Task prompt: Your task is to print exactly the lines from the line that contains "Generate a web" through the line that contains "80, 90, 100];", with pictures left out.

-- -- --

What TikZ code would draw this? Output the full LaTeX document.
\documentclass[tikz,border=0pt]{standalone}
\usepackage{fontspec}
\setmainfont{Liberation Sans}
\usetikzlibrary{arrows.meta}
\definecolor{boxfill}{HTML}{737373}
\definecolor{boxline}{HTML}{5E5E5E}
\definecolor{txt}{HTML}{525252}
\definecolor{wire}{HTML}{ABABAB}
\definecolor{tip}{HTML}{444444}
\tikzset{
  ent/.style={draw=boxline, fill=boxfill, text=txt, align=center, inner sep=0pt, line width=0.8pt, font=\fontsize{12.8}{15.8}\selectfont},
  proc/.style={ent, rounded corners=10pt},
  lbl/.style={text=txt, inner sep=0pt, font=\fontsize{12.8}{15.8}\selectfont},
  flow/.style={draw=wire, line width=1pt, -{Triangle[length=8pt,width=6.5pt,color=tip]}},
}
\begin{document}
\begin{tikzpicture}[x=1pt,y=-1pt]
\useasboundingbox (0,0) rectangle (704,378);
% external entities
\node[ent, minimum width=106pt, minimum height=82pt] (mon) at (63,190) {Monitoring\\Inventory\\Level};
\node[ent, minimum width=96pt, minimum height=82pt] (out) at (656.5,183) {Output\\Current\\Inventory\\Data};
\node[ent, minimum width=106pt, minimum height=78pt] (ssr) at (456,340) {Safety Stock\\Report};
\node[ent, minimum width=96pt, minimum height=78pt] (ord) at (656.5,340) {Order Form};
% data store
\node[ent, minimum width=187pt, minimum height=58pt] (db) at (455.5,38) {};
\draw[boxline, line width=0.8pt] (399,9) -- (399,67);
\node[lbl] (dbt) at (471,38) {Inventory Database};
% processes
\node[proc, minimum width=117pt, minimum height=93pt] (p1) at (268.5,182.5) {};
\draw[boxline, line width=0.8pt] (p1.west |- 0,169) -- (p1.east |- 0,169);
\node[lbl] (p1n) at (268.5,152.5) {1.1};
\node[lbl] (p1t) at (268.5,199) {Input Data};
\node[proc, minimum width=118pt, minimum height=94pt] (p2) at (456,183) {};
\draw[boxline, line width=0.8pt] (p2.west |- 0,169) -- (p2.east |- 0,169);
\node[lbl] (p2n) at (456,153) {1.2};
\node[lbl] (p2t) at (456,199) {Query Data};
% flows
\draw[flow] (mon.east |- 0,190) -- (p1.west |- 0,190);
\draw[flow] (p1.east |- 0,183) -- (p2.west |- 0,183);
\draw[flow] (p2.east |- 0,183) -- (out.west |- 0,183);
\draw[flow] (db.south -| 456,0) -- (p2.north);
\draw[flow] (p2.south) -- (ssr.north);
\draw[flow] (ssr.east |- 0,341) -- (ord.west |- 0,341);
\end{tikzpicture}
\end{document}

-- -- --

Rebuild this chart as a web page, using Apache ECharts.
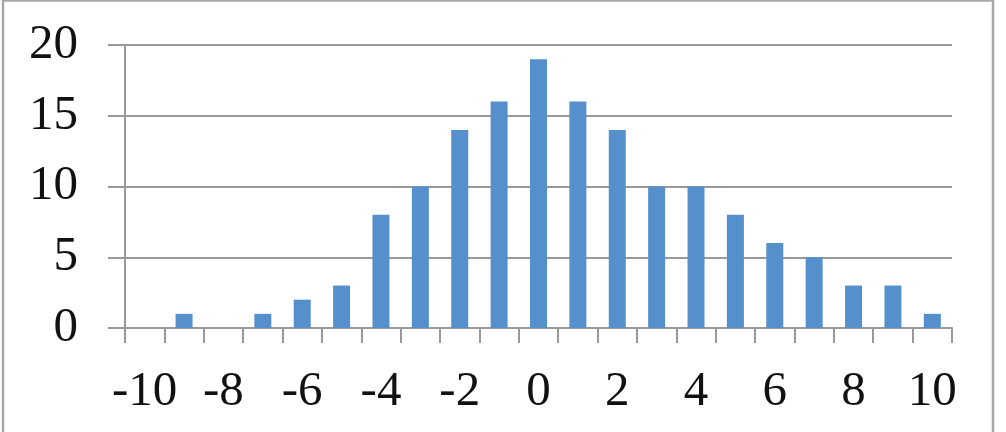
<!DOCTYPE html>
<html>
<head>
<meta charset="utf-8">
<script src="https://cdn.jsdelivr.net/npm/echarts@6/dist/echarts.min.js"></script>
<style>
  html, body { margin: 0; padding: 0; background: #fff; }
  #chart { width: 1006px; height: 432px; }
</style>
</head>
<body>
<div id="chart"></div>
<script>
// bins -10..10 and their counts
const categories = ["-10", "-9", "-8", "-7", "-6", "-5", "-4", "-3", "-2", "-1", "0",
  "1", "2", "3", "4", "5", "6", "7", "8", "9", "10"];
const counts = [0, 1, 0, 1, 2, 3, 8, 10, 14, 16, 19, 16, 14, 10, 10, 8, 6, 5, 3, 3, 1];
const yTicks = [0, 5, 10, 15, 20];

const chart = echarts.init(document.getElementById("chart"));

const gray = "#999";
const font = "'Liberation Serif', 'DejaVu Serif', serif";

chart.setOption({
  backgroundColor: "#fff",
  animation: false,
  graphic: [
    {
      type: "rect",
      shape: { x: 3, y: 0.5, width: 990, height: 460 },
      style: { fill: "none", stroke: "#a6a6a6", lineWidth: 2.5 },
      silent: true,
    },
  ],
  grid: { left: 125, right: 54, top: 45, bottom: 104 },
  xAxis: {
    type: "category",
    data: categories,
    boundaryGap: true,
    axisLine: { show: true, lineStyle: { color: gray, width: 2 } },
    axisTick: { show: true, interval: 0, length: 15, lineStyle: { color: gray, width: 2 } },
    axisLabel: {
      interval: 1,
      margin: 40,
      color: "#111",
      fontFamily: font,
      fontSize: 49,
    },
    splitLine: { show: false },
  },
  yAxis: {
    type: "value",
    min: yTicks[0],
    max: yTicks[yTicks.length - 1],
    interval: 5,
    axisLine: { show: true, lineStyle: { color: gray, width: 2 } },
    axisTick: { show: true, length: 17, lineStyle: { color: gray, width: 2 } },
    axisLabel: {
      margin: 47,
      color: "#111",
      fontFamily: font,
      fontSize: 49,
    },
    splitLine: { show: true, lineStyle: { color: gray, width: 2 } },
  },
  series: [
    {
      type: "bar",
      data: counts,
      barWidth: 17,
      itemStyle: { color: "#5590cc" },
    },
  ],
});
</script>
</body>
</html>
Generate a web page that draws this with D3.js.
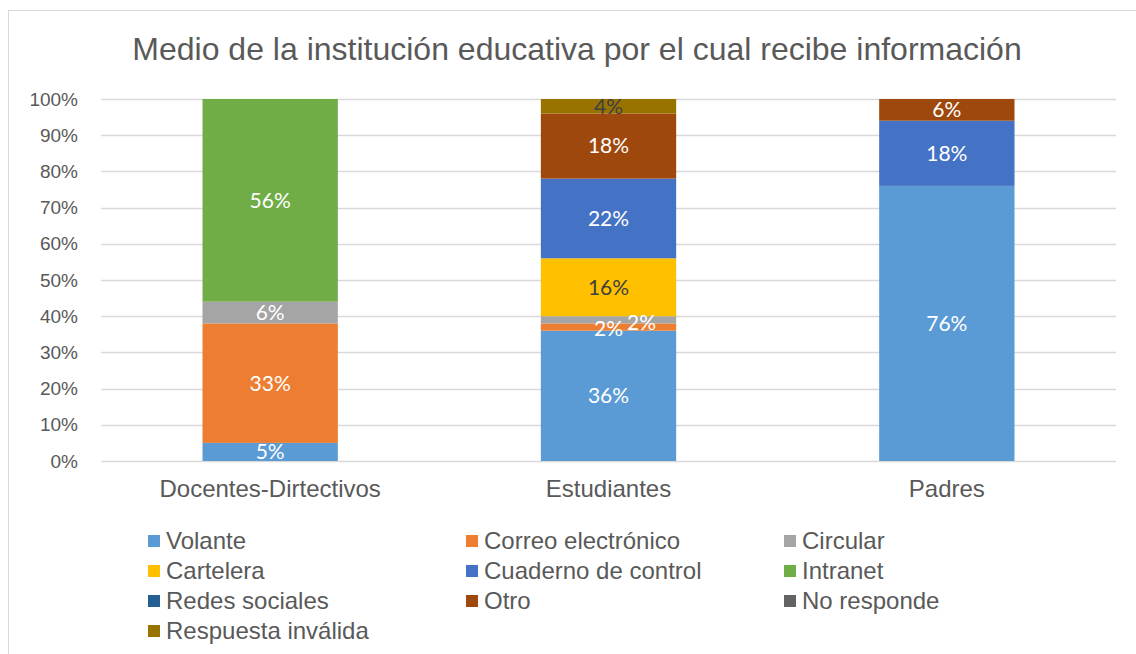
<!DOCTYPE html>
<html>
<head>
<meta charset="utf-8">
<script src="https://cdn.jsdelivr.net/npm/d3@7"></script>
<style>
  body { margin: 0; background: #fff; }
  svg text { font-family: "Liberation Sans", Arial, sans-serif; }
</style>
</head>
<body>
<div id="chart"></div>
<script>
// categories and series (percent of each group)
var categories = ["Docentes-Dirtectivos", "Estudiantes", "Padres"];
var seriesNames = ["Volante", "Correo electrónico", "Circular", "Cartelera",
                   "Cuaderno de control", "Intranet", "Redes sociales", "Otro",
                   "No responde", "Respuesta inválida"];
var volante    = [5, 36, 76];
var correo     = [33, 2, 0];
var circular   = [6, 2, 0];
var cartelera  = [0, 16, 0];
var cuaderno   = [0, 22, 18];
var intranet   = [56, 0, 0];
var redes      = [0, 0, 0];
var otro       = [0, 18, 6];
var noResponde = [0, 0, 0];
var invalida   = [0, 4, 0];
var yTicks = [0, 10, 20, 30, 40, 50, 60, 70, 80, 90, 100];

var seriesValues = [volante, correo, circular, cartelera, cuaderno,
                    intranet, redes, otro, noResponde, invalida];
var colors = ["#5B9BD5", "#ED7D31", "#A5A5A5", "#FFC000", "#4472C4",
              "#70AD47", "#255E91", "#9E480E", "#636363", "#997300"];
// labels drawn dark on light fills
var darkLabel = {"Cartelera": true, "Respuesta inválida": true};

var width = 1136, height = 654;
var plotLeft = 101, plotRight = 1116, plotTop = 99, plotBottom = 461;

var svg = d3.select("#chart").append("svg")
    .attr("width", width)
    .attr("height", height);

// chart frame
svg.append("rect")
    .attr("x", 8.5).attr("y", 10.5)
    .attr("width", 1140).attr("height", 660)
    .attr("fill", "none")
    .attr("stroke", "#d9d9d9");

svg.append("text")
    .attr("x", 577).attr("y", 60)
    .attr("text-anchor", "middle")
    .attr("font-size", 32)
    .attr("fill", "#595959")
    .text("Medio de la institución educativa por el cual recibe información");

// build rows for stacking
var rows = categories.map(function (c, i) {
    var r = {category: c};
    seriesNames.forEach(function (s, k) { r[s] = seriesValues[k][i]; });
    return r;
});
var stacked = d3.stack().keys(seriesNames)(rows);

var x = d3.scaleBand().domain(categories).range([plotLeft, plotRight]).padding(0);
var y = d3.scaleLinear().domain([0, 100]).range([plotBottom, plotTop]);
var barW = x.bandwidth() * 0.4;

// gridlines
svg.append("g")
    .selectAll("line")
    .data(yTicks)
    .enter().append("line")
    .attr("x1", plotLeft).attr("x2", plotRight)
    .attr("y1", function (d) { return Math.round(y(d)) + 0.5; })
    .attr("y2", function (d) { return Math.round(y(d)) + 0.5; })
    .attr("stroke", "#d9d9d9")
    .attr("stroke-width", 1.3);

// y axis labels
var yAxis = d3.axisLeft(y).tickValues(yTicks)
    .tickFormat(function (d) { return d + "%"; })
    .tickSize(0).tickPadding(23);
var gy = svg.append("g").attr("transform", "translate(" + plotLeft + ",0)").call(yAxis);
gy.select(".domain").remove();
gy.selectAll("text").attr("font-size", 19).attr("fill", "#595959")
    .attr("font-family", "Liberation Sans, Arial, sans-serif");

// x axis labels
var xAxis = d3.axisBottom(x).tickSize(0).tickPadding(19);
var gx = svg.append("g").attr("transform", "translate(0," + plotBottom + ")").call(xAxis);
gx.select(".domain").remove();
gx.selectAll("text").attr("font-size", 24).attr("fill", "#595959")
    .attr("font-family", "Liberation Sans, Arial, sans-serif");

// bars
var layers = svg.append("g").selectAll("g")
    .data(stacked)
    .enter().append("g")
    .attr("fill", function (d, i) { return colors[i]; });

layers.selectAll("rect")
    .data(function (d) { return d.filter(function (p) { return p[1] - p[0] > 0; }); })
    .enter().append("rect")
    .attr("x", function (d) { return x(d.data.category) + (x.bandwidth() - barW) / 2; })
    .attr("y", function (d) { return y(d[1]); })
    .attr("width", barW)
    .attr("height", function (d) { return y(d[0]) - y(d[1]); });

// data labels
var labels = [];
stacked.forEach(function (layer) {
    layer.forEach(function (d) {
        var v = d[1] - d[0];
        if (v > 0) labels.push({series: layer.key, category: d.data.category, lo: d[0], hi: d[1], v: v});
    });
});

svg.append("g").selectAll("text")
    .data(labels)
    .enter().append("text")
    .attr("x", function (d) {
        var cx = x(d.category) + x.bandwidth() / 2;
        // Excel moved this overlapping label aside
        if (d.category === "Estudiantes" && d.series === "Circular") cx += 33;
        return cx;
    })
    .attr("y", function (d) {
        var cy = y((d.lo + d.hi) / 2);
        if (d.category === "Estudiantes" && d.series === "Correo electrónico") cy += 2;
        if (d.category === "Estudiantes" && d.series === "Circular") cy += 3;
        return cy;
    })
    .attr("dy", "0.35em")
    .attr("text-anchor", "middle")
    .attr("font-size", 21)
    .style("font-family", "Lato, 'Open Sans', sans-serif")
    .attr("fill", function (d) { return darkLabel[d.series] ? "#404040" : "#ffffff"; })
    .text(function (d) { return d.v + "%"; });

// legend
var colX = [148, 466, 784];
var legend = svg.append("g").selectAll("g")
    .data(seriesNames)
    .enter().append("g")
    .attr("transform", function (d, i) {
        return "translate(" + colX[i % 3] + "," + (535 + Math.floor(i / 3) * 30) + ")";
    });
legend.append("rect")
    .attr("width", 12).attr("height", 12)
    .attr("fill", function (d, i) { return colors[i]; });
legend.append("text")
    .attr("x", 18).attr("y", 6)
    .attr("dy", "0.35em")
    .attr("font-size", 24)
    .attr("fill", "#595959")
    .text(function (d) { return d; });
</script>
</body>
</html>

-- -- --

Full output:
Generate a web page that draws this with D3.js.
<!DOCTYPE html>
<html>
<head>
<meta charset="utf-8">
<script src="https://cdn.jsdelivr.net/npm/d3@7"></script>
<style>
  body { margin: 0; background: #fff; }
  svg text { font-family: "Liberation Sans", Arial, sans-serif; }
</style>
</head>
<body>
<div id="chart"></div>
<script>
// categories and series (percent of each group)
var categories = ["Docentes-Dirtectivos", "Estudiantes", "Padres"];
var seriesNames = ["Volante", "Correo electrónico", "Circular", "Cartelera",
                   "Cuaderno de control", "Intranet", "Redes sociales", "Otro",
                   "No responde", "Respuesta inválida"];
var volante    = [5, 36, 76];
var correo     = [33, 2, 0];
var circular   = [6, 2, 0];
var cartelera  = [0, 16, 0];
var cuaderno   = [0, 22, 18];
var intranet   = [56, 0, 0];
var redes      = [0, 0, 0];
var otro       = [0, 18, 6];
var noResponde = [0, 0, 0];
var invalida   = [0, 4, 0];
var yTicks = [0, 10, 20, 30, 40, 50, 60, 70, 80, 90, 100];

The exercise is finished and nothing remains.